While many of the Silesians were pressured into taking guilty pleas, Tumulty wrote, "one of them, Karl Zigmond, showed up in court with his passport, naturalization papers and a voter registration document dated in 1871" — and from there, everything was thrown into chaos.
"A subsequent investigation showed there was indeed some possible fraud going on — likely committed by the local officials who were running the election. Fourteen pages of district court records where the naturalization proceedings for some 300 immigrants were supposed to be recorded turned out to be ... blank. Two successive district clerks blamed each other."
The story here, she concluded, has some important lessons for the unfounded allegations of voter fraud being pushed by Paxton and other allies of former President Donald Trump.
"The integrity of our elections is under threat," wrote Tumulty — however, "as has been the case going far back in our history, some of those most determined to undermine it are the people who claim to be the guardians."
October 7, 2024
(Photo credit: Shutterstock)
Texas Attorney General Ken Paxton, long at the forefront of efforts to prevent any expansion of voter access in America's second-largest state, is under fire after the state sent law enforcement to search and intimidate Latino activists, including a candidate for state House, as part of an investigation into "ballot harvesting."
History is repeating itself here, wrote Karen Tumulty for The Washington Post. A similar unfounded panic over illegal voting happened in southern Texas in 1880.
"My forebears would have recognized what it is going on. Then and now, officials in Texas employed heavy-handed tactics to intimidate voters, especially immigrants," she wrote.
The story began in 1850, when a group of Polish immigrants from then-Prussian-controlled Silesia fled political instability to start a new life in South Texas.
"From the port of Indianola, they walked more than 150 miles across forbidding prairie," she wrote. "Thirteen families, including that of my great-great-great grandparents Felix and Anna Maria Tudyk, established a settlement 18 miles east of San Antonio. They named it St. Hedwig, after the Catholic patroness of Silesia. Our family’s ties to St. Hedwig remain strong. My grandmother’s funeral Mass was held at Annunciation Catholic Church, which was built by those immigrants, and some of my relatives still worship there."
In the coming decades, the community fell under suspicion and distrust — partly because they did not understand or willingly support the cause of slavery when Texas fought for the Confederacy in the Civil War, and went on to do business with Black freedmen in the years after.

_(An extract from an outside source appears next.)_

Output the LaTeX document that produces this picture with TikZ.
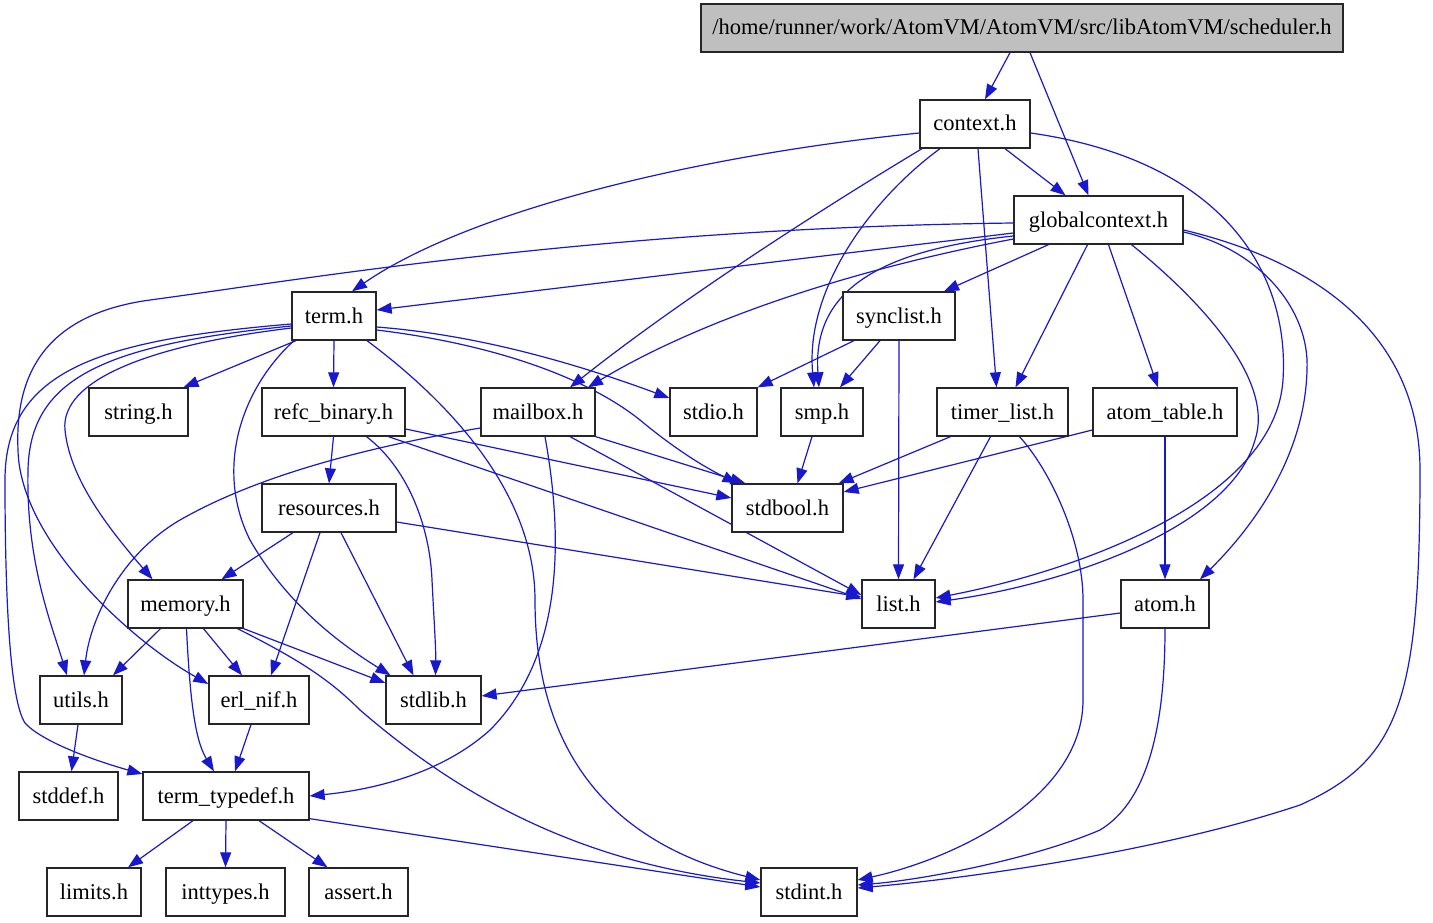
\documentclass[tikz,border=0pt]{standalone}
\usepackage{fontspec}
\setmainfont{Liberation Serif}
\usetikzlibrary{arrows.meta}
\definecolor{edgeblue}{RGB}{24,24,204}
\definecolor{boxgray}{RGB}{191,191,191}
\pgfdeclarelayer{bg}
\pgfsetlayers{bg,main}
\begin{document}
\begin{tikzpicture}[x=1pt,y=-1pt,
  box/.style={draw=black!85, line width=1.3pt, fill=white, minimum height=48pt, inner sep=0pt, text height=19pt, text depth=5pt, font=\fontsize{22.5}{26}\selectfont},
  dep/.style={draw=edgeblue, line width=1.2pt, -{Triangle[length=15pt,width=11pt]}}]
\useasboundingbox (0,0) rectangle (1433,923);
% nodes
\node[box, minimum width=642pt, fill=boxgray] (sched) at (1022,28) {/home/runner/work/AtomVM/AtomVM/src/libAtomVM/scheduler.h};
\node[box, minimum width=110pt] (ctx) at (975,124) {context.h};
\node[box, minimum width=169pt] (gctx) at (1098.5,220) {globalcontext.h};
\node[box, minimum width=84pt] (term) at (334,316) {term.h};
\node[box, minimum width=112pt] (sync) at (899,316) {synclist.h};
\node[box, minimum width=99pt] (string) at (138.5,412) {string.h};
\node[box, minimum width=143pt] (refc) at (333.5,412) {refc\_binary.h};
\node[box, minimum width=114pt] (mbox) at (538,412) {mailbox.h};
\node[box, minimum width=87pt] (stdio) at (713.5,412) {stdio.h};
\node[box, minimum width=82pt] (smp) at (822,412) {smp.h};
\node[box, minimum width=131pt] (timer) at (1002.5,412) {timer\_list.h};
\node[box, minimum width=144pt] (atab) at (1165,412) {atom\_table.h};
\node[box, minimum width=134pt] (res) at (329,508) {resources.h};
\node[box, minimum width=111pt] (stdbool) at (787.5,508) {stdbool.h};
\node[box, minimum width=115pt] (mem) at (185.5,604) {memory.h};
\node[box, minimum width=73pt] (list) at (898.5,604) {list.h};
\node[box, minimum width=88pt] (atom) at (1165,604) {atom.h};
\node[box, minimum width=82pt] (utils) at (81,700) {utils.h};
\node[box, minimum width=100pt] (nif) at (259,700) {erl\_nif.h};
\node[box, minimum width=95pt] (stdlib) at (433.5,700) {stdlib.h};
\node[box, minimum width=99pt] (stddef) at (68.5,796) {stddef.h};
\node[box, minimum width=166pt] (ttd) at (226,796) {term\_typedef.h};
\node[box, minimum width=94pt] (limits) at (94,892) {limits.h};
\node[box, minimum width=119pt] (inttypes) at (225.5,892) {inttypes.h};
\node[box, minimum width=99pt] (assert) at (358.5,892) {assert.h};
\node[box, minimum width=96pt] (stdint) at (809,892) {stdint.h};
\begin{pgfonlayer}{bg}
\fill[white] (0,0) rectangle (1433,923);
% scheduler
\draw[dep] ([shift={(-12,0)}]sched.south) -- ([shift={(10,0)}]ctx.north);
\draw[dep] ([shift={(8,0)}]sched.south) -- ([shift={(-10,0)}]gctx.north);
% context
\draw[dep] ([shift={(30,0)}]ctx.south) -- ([shift={(-33,0)}]gctx.north);
\draw[dep] ([shift={(0,9)}]ctx.west) .. controls (700,155) and (470,210) .. ([shift={(18,0)}]term.north);
\draw[dep] ([shift={(-53,0)}]ctx.south) .. controls (820,210) and (680,300) .. ([shift={(32,0)}]mbox.north);
\draw[dep] ([shift={(-35,0)}]ctx.south) .. controls (870,200) and (805,290) .. ([shift={(-8,0)}]smp.north);
\draw[dep] ([shift={(3,0)}]ctx.south) -- ([shift={(-6,0)}]timer.north);
\draw[dep] ([shift={(0,9)}]ctx.east) .. controls (1220,160) and (1290,270) .. (1283,380) .. controls (1275,500) and (1080,570) .. ([shift={(0,-6)}]list.east);
% globalcontext
\draw[dep] ([shift={(0,13)}]gctx.west) -- ([shift={(0,-6)}]term.east);
\draw[dep] ([shift={(0,3)}]gctx.west) .. controls (600,228) and (300,280) .. (150,300) .. controls (40,315) and (15,380) .. (18,450) .. controls (20,540) and (130,640) .. ([shift={(0,-16)}]nif.west);
\draw[dep] ([shift={(0,19)}]gctx.west) .. controls (850,270) and (700,320) .. ([shift={(50,0)}]mbox.north);
\draw[dep] ([shift={(0,16)}]gctx.west) .. controls (880,250) and (812,290) .. ([shift={(-3,0)}]smp.north);
\draw[dep] ([shift={(-50,0)}]gctx.south) -- ([shift={(45,0)}]sync.north);
\draw[dep] ([shift={(-11,0)}]gctx.south) -- ([shift={(13,0)}]timer.north);
\draw[dep] ([shift={(10,0)}]gctx.south) -- ([shift={(-7,0)}]atab.north);
\draw[dep] ([shift={(33,0)}]gctx.south) .. controls (1200,300) and (1275,380) .. (1255,440) .. controls (1230,530) and (1060,585) .. ([shift={(0,-2)}]list.east);
\draw[dep] ([shift={(0,12)}]gctx.east) .. controls (1260,250) and (1310,310) .. (1307,370) .. controls (1305,450) and (1260,520) .. ([shift={(35,0)}]atom.north);
\draw[dep] ([shift={(0,10)}]gctx.east) .. controls (1350,270) and (1420,360) .. (1420,470) .. controls (1420,700) and (1400,760) .. (1300,805) .. controls (1150,855) and (950,880) .. ([shift={(0,-4)}]stdint.east);
% term
\draw[dep] ([shift={(-38,0)}]term.south) -- ([shift={(45,0)}]string.north);
\draw[dep] (term.south) -- (refc.north);
\draw[dep] ([shift={(0,11)}]term.east) .. controls (480,335) and (580,365) .. ([shift={(0,-14)}]stdio.west);
\draw[dep] ([shift={(0,14)}]term.east) .. controls (500,345) and (590,380) .. (640,420) .. controls (670,445) and (700,465) .. ([shift={(-50,0)}]stdbool.north);
\draw[dep] ([shift={(33,0)}]term.south) .. controls (460,410) and (535,500) .. (535,600) .. controls (535,780) and (640,850) .. ([shift={(0,-12)}]stdint.west);
\draw[dep] ([shift={(-40,0)}]term.south) .. controls (240,390) and (215,470) .. (250,540) .. controls (290,610) and (350,650) .. ([shift={(-43,0)}]stdlib.north);
\draw[dep] ([shift={(0,12)}]term.west) .. controls (150,345) and (60,380) .. (65,430) .. controls (70,480) and (110,530) .. ([shift={(-33,0)}]mem.north);
\draw[dep] ([shift={(0,10)}]term.west) .. controls (100,345) and (30,380) .. (28,470) .. controls (26,560) and (50,620) .. ([shift={(-14,0)}]utils.north);
\draw[dep] ([shift={(0,8)}]term.west) .. controls (100,340) and (5,370) .. (5,480) .. controls (5,600) and (10,700) .. (25,723) .. controls (45,745) and (110,765) .. ([shift={(0,-22)}]ttd.west);
% synclist
\draw[dep] ([shift={(-45,0)}]sync.south) -- (stdio.north east);
\draw[dep] ([shift={(-19,0)}]sync.south) -- ([shift={(18,0)}]smp.north);
\draw[dep] (sync.south) -- (list.north);
% refc_binary
\draw[dep] (refc.south) -- (res.north);
\draw[dep] ([shift={(33,0)}]refc.south) .. controls (410,470) and (430,530) .. (432,580) .. controls (434,620) and (436,650) .. ([shift={(2,0)}]stdlib.north);
\draw[dep] ([shift={(0,17)}]refc.east) -- ([shift={(0,-10)}]stdbool.west);
\draw[dep] ([shift={(55,0)}]refc.south) -- ([shift={(0,-5)}]list.west);
% mailbox
\draw[dep] ([shift={(0,16)}]mbox.west) .. controls (350,450) and (250,480) .. (180,520) .. controls (120,555) and (90,620) .. ([shift={(3,0)}]utils.north);
\draw[dep] (mbox.south east) -- ([shift={(-42,0)}]stdbool.north);
\draw[dep] ([shift={(32,0)}]mbox.south) -- ([shift={(0,-9)}]list.west);
\draw[dep] ([shift={(7,0)}]mbox.south) .. controls (560,520) and (570,650) .. (490,730) .. controls (440,775) and (370,790) .. (ttd.east);
% smp, timer_list, atom_table
\draw[dep] ([shift={(-10,0)}]smp.south) -- ([shift={(10,0)}]stdbool.north);
\draw[dep] ([shift={(-52,0)}]timer.south) -- ([shift={(-5,0)}]stdbool.north east);
\draw[dep] ([shift={(-12,0)}]timer.south) -- ([shift={(15,0)}]list.north);
\draw[dep] ([shift={(17,0)}]timer.south) .. controls (1050,470) and (1083,540) .. (1083,600) -- (1083,700) .. controls (1083,800) and (950,860) .. ([shift={(0,-12)}]stdint.east);
\draw[dep] ([shift={(0,18)}]atab.west) -- ([shift={(0,-16)}]stdbool.east);
\draw[dep] (atab.south) -- (atom.north);
% resources
\draw[dep] ([shift={(-36,0)}]res.south) -- ([shift={(36,0)}]mem.north);
\draw[dep] ([shift={(-9,0)}]res.south) -- ([shift={(12,0)}]nif.north);
\draw[dep] ([shift={(12,0)}]res.south) -- ([shift={(-20,0)}]stdlib.north);
\draw[dep] ([shift={(0,14)}]res.east) -- ([shift={(0,-7)}]list.west);
% memory
\draw[dep] ([shift={(-25,0)}]mem.south) -- ([shift={(32,0)}]utils.north);
\draw[dep] ([shift={(18,0)}]mem.south) -- ([shift={(-17,0)}]nif.north);
\draw[dep] (mem.south east) -- ([shift={(0,-17)}]stdlib.west);
\draw[dep] ([shift={(1,0)}]mem.south) .. controls (190,700) and (195,740) .. ([shift={(-12,0)}]ttd.north);
\draw[dep] ([shift={(52,0)}]mem.south) .. controls (300,660) and (330,680) .. (360,710) .. controls (430,770) and (550,860) .. ([shift={(0,-9)}]stdint.west);
% atom
\draw[dep] ([shift={(0,9)}]atom.west) -- ([shift={(0,-4)}]stdlib.east);
\draw[dep] (atom.south) .. controls (1165,720) and (1150,800) .. (1100,830) .. controls (1030,860) and (920,880) .. ([shift={(0,-7)}]stdint.east);
% utils, erl_nif
\draw[dep] ([shift={(-3,0)}]utils.south) -- ([shift={(3,0)}]stddef.north);
\draw[dep] ([shift={(-8,0)}]nif.south) -- ([shift={(9,0)}]ttd.north);
% term_typedef
\draw[dep] ([shift={(-33,0)}]ttd.south) -- ([shift={(34,0)}]limits.north);
\draw[dep] (ttd.south) -- (inttypes.north);
\draw[dep] ([shift={(33,0)}]ttd.south) -- ([shift={(-31,0)}]assert.north);
\draw[dep] ([shift={(0,-2)}]ttd.south east) -- ([shift={(0,-5)}]stdint.west);
\end{pgfonlayer}
\end{tikzpicture}
\end{document}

Tensions erupted in 1880, when Texas backed Democratic presidential candidate Winfield Hancock, even as Republican James Garfield managed a razor-thin victory nationwide.
"Back then, Texas elections were conducted in the open, not by secret ballot. Everyone knew who had voted for whom. And it’s not hard to imagine that feelings were sore. Local officials decided to take theirs out on five or six of the Silesians, by accusing them of voting illegally" — arguing that they had never become citizens.
While many of the Silesians were pressured into taking guilty pleas, Tumulty wrote, "one of them, Karl Zigmond, showed up in court with his passport, naturalization papers and a voter registration document dated in 1871" — and from there, everything was thrown into chaos.
"A subsequent investigation showed there was indeed some possible fraud going on — likely committed by the local officials who were running the election. Fourteen pages of district court records where the naturalization proceedings for some 300 immigrants were supposed to be recorded turned out to be ... blank. Two successive district clerks blamed each other."
The story here, she concluded, has some important lessons for the unfounded allegations of voter fraud being pushed by Paxton and other allies of former President Donald Trump.
"The integrity of our elections is under threat," wrote Tumulty — however, "as has been the case going far back in our history, some of those most determined to undermine it are the people who claim to be the guardians."